Your instructions: Repeat, please, only the lines from the top of the data down to the line with "GRID = '#a3a3a3'"; include both of those lines.

Given information:
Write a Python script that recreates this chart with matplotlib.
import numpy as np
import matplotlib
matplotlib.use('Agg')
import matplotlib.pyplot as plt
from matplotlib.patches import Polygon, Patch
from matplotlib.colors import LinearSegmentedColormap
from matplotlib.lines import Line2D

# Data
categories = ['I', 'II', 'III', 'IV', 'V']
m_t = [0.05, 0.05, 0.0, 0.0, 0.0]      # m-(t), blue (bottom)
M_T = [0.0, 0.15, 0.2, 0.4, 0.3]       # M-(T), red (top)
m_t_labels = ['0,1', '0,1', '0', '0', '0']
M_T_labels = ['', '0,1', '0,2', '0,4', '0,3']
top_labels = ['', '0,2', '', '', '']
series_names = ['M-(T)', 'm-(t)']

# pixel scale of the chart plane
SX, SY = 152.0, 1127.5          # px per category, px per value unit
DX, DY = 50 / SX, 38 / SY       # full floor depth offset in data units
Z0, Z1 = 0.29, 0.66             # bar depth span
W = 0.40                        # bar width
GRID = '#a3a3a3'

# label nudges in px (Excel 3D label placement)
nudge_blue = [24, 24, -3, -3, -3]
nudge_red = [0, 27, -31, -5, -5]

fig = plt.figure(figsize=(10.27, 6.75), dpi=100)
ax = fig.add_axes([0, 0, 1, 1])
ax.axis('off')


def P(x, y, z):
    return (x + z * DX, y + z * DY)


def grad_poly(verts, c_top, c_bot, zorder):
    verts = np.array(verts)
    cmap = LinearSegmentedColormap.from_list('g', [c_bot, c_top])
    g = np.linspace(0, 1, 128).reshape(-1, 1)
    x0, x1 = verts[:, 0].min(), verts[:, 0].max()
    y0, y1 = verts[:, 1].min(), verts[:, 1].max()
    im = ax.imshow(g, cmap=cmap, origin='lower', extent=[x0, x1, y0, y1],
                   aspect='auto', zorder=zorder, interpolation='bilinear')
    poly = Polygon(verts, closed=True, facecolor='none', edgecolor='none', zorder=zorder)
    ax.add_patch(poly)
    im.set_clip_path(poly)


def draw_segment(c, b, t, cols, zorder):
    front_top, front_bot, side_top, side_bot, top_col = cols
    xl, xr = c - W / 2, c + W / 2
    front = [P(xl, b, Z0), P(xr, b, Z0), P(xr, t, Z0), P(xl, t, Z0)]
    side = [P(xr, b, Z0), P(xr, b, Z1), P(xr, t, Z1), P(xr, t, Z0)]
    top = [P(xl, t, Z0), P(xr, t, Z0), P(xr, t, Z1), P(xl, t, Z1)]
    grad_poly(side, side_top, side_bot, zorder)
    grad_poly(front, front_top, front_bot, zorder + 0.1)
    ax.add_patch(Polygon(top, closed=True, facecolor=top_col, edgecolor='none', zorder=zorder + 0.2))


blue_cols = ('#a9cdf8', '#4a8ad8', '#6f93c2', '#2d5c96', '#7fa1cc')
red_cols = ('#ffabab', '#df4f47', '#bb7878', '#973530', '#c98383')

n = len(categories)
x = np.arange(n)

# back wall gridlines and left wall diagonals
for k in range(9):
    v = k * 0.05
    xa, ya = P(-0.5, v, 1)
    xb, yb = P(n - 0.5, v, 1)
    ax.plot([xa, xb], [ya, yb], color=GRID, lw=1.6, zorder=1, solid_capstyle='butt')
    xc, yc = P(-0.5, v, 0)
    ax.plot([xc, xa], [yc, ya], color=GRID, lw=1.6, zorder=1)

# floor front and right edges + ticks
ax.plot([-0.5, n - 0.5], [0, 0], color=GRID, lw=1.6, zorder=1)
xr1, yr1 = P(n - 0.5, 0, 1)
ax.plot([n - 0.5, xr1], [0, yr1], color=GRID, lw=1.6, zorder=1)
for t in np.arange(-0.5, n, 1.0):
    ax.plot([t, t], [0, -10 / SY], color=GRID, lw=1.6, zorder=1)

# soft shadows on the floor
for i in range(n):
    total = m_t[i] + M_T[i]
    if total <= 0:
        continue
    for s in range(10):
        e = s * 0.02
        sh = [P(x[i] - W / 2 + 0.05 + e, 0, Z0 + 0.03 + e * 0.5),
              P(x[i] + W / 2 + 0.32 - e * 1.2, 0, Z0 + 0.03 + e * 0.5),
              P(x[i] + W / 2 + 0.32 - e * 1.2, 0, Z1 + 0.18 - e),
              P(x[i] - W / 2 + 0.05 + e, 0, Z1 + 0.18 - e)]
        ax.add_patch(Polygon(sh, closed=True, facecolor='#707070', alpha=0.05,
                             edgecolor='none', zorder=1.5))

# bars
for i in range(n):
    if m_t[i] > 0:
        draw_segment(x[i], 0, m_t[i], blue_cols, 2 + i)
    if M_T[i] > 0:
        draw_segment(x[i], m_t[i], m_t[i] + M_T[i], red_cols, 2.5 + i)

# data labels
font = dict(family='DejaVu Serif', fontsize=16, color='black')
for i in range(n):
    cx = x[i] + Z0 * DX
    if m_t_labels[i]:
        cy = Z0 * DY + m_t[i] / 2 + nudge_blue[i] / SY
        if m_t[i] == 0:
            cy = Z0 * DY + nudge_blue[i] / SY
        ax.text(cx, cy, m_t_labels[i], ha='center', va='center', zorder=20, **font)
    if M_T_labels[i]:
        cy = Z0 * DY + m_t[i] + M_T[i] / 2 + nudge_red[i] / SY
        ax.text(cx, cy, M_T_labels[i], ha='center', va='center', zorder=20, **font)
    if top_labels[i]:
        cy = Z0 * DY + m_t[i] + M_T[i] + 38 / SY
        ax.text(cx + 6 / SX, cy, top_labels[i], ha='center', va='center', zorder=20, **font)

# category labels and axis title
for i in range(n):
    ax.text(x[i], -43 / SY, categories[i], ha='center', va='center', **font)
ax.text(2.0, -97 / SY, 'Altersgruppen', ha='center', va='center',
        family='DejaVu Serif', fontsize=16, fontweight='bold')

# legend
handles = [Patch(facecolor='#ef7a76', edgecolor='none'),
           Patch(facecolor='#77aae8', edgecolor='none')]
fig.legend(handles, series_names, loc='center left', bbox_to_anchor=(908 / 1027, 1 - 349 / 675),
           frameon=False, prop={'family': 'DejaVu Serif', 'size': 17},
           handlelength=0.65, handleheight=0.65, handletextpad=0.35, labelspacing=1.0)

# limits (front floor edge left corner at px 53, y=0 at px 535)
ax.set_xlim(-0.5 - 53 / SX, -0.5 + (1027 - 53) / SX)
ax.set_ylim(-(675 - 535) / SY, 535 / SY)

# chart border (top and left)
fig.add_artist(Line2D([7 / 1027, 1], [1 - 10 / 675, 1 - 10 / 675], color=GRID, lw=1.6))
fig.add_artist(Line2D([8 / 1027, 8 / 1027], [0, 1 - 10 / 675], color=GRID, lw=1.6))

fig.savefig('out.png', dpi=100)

Answer for the task:
Write a Python script that recreates this chart with matplotlib.
import numpy as np
import matplotlib
matplotlib.use('Agg')
import matplotlib.pyplot as plt
from matplotlib.patches import Polygon, Patch
from matplotlib.colors import LinearSegmentedColormap
from matplotlib.lines import Line2D

# Data
categories = ['I', 'II', 'III', 'IV', 'V']
m_t = [0.05, 0.05, 0.0, 0.0, 0.0]      # m-(t), blue (bottom)
M_T = [0.0, 0.15, 0.2, 0.4, 0.3]       # M-(T), red (top)
m_t_labels = ['0,1', '0,1', '0', '0', '0']
M_T_labels = ['', '0,1', '0,2', '0,4', '0,3']
top_labels = ['', '0,2', '', '', '']
series_names = ['M-(T)', 'm-(t)']

# pixel scale of the chart plane
SX, SY = 152.0, 1127.5          # px per category, px per value unit
DX, DY = 50 / SX, 38 / SY       # full floor depth offset in data units
Z0, Z1 = 0.29, 0.66             # bar depth span
W = 0.40                        # bar width
GRID = '#a3a3a3'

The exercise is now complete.